A new lawsuit accuses a lawyer representing hundreds of victims defrauded by Bernard Madoff of cheating her own clients through overbilling, discouraging settlements and having conflicts of interest.

The proposed class-action complaint was filed on Wednesday against Becker & Poliakoff LLP and Chaitman LLP over the alleged conduct of Helen Chaitman, who has been perhaps the most visible lawyer representing victims of Madoff since his December 2008 arrest. Madoff, 79, is serving a 150-year prison term.

"We have no comment," Chaitman said in an email on behalf of her namesake firm. Becker & Poliakoff, her former employer, did not immediately respond to requests for comment.

The complaint was filed in the U.S. District Court in Manhattan by trustees of the Florence Shulman Pourover Trust, a defendant in a 2010 lawsuit by Irving Picard, a court-appointed trustee liquidating Bernard L. Madoff Investment Securities LLC.

Picard, who has recovered roughly $12.8 billion for former Madoff customers, sought to recover $1.62 million of "fictitious profits" from the Shulman trust and other defendants that he said were derived improperly from Madoff's fraud.

In Wednesday's complaint, the Shulman trustees said Chaitman's "self-promotion as a savior for other Madoff victims paid off" with a large base of clients.

But they said this left Chaitman with an "irreconcilable" conflict because she represents three groups of plaintiffs with competing interests: "net winners" who withdrew more money from Madoff than they put in, "net losers" who lost money, and "early investors" whose alleged profits predated the fraud.
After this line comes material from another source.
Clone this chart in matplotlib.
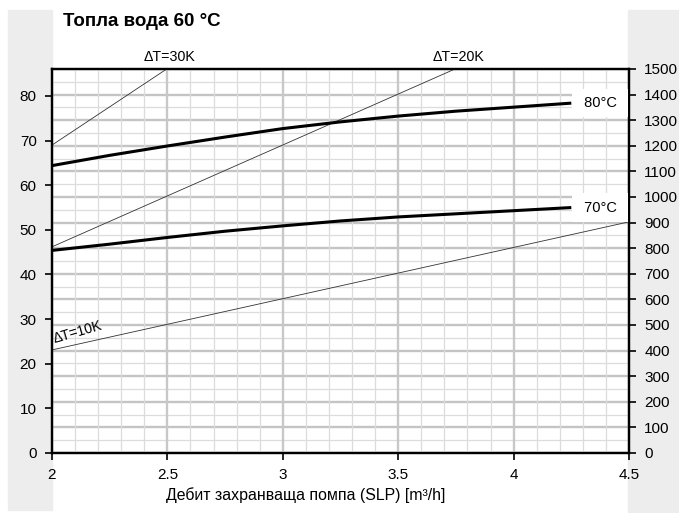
import numpy as np
import matplotlib
matplotlib.use('Agg')
import matplotlib.pyplot as plt
from matplotlib.patches import Rectangle
from matplotlib.ticker import MultipleLocator

plt.rcParams['font.family'] = ['Liberation Sans', 'DejaVu Sans']

# flow of the charging pump [m3/h]
flow = [2.0, 2.25, 2.5, 2.75, 3.0, 3.25, 3.5, 3.75, 4.0, 4.25]
# power curves [kW] for 80 and 70 deg C primary
p80 = [64.4, 66.7, 68.8, 70.8, 72.7, 74.2, 75.5, 76.6, 77.5, 78.4]
p70 = [45.4, 46.8, 48.3, 49.7, 50.9, 52.0, 52.9, 53.6, 54.3, 55.0]

# delta T reference lines (start/end)
dt30_x = [2.0, 2.497]
dt30_y = [69.0, 86.05]
dt20_x = [2.0, 3.746]
dt20_y = [46.2, 86.05]
dt10_x = [2.0, 4.5]
dt10_y = [23.1, 51.8]

left_ticks = [0, 10, 20, 30, 40, 50, 60, 70, 80]
right_ticks = list(range(0, 1501, 100))
x_ticks = [2, 2.5, 3, 3.5, 4, 4.5]

fig = plt.figure(figsize=(6.79, 5.13), dpi=100)

# grey side strips
fig.patches.append(Rectangle((8 / 679, 3 / 513), 44 / 679, 500 / 513,
                             transform=fig.transFigure, color='#ededed', zorder=-10))
fig.patches.append(Rectangle((628 / 679, 0), 51 / 679, 503 / 513,
                             transform=fig.transFigure, color='#ededed', zorder=-10))

ax = fig.add_axes([52 / 679, 1 - 453 / 513, 577 / 679, 384 / 513])
ax2 = ax.twinx()
ax.set_zorder(ax2.get_zorder() + 1)
ax.patch.set_visible(False)
ax2.patch.set_facecolor('white')

ax.set_xlim(2, 4.5)
ax.set_ylim(0, 86.05)
ax2.set_ylim(0, 1500)

# horizontal grid follows the right axis
ax2.yaxis.set_major_locator(MultipleLocator(100))
ax2.yaxis.set_minor_locator(MultipleLocator(50))
ax2.grid(axis='y', which='major', color='#c4c4c4', lw=1.7)
ax2.grid(axis='y', which='minor', color='#dcdcdc', lw=0.9)

# vertical grid on the main axes (below its lines)
ax.set_axisbelow(True)
ax.xaxis.set_major_locator(MultipleLocator(0.5))
ax.xaxis.set_minor_locator(MultipleLocator(0.1))
ax.grid(axis='x', which='major', color='#c8c8c8', lw=1.7)
ax.grid(axis='x', which='minor', color='#dcdcdc', lw=0.9)

ax.set_xticks(x_ticks)
ax.set_xticklabels(['2', '2.5', '3', '3.5', '4', '4.5'])
ax.set_yticks(left_ticks)
ax2.set_yticks(right_ticks)
ax.tick_params(axis='both', which='major', labelsize=11, length=5, width=1.2,
               direction='out', pad=6, colors='black')
ax.tick_params(axis='x', which='minor', length=0)
ax2.tick_params(axis='y', which='major', labelsize=11, length=5, width=1.2,
                direction='out', pad=6)
ax2.tick_params(axis='y', which='minor', length=0)

for a in (ax, ax2):
    for s in a.spines.values():
        s.set_linewidth(1.6)
        s.set_color('black')

# delta T lines
for xs, ys in [(dt30_x, dt30_y), (dt20_x, dt20_y), (dt10_x, dt10_y)]:
    ax.plot(xs, ys, color='#333333', lw=0.6)

# main curves
ax.plot(flow, p80, color='black', lw=2.2, solid_capstyle='butt')
ax.plot(flow, p70, color='black', lw=2.2, solid_capstyle='butt')

box = dict(boxstyle='square,pad=0.5', fc='white', ec='none')
ax.text(4.375, p80[-1], ' 80°C ', ha='center', va='center', fontsize=10.5, bbox=box, zorder=5)
ax.text(4.375, p70[-1], ' 70°C ', ha='center', va='center', fontsize=10.5, bbox=box, zorder=5)

trans = ax.get_xaxis_transform()
ax.text(2.51, 1.031, 'ΔT=30K', transform=trans, ha='center', va='center', fontsize=10.3)
ax.text(3.763, 1.031, 'ΔT=20K', transform=trans, ha='center', va='center', fontsize=10.3)
ax.text(2.015, 23.9, 'ΔT=10K', ha='left', va='bottom', fontsize=10,
        rotation=16, rotation_mode='anchor')

fig.text(63 / 679, 1 - 21 / 513, 'Топла вода 60 °C', ha='left', va='center',
         fontsize=13.5, fontweight='bold')
fig.text(306 / 679, 1 - 495 / 513, 'Дебит захранваща помпа (SLP) [m³/h]',
         ha='center', va='center', fontsize=11.4)

fig.savefig('out.png', dpi=100)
The Shulman trustees also said Chaitman misled net winners by saying Picard would never settle for less than all he sought, enabling her to bill for "unnecessary" and "often unproductive" work, and did not specify on invoices what work she did.

Both law firms "billed and were paid for needless and quixotic legal work, ostensibly for the benefit of FSPT and members of the proposed class, but which in reality only benefited defendants in the form of increased fees," the complaint said.

Dylan Ruga, a lawyer for the Shulman trustees, was not immediately available for comment.

The lawsuit seeks unspecified damages on behalf of people represented by and who paid legal fees to the law firms in connection with the Madoff litigation.

The case is Shulman et al v. Becker & Poliakoff LLP et al, U.S. District Court, Southern District of New York, No. 17-09330.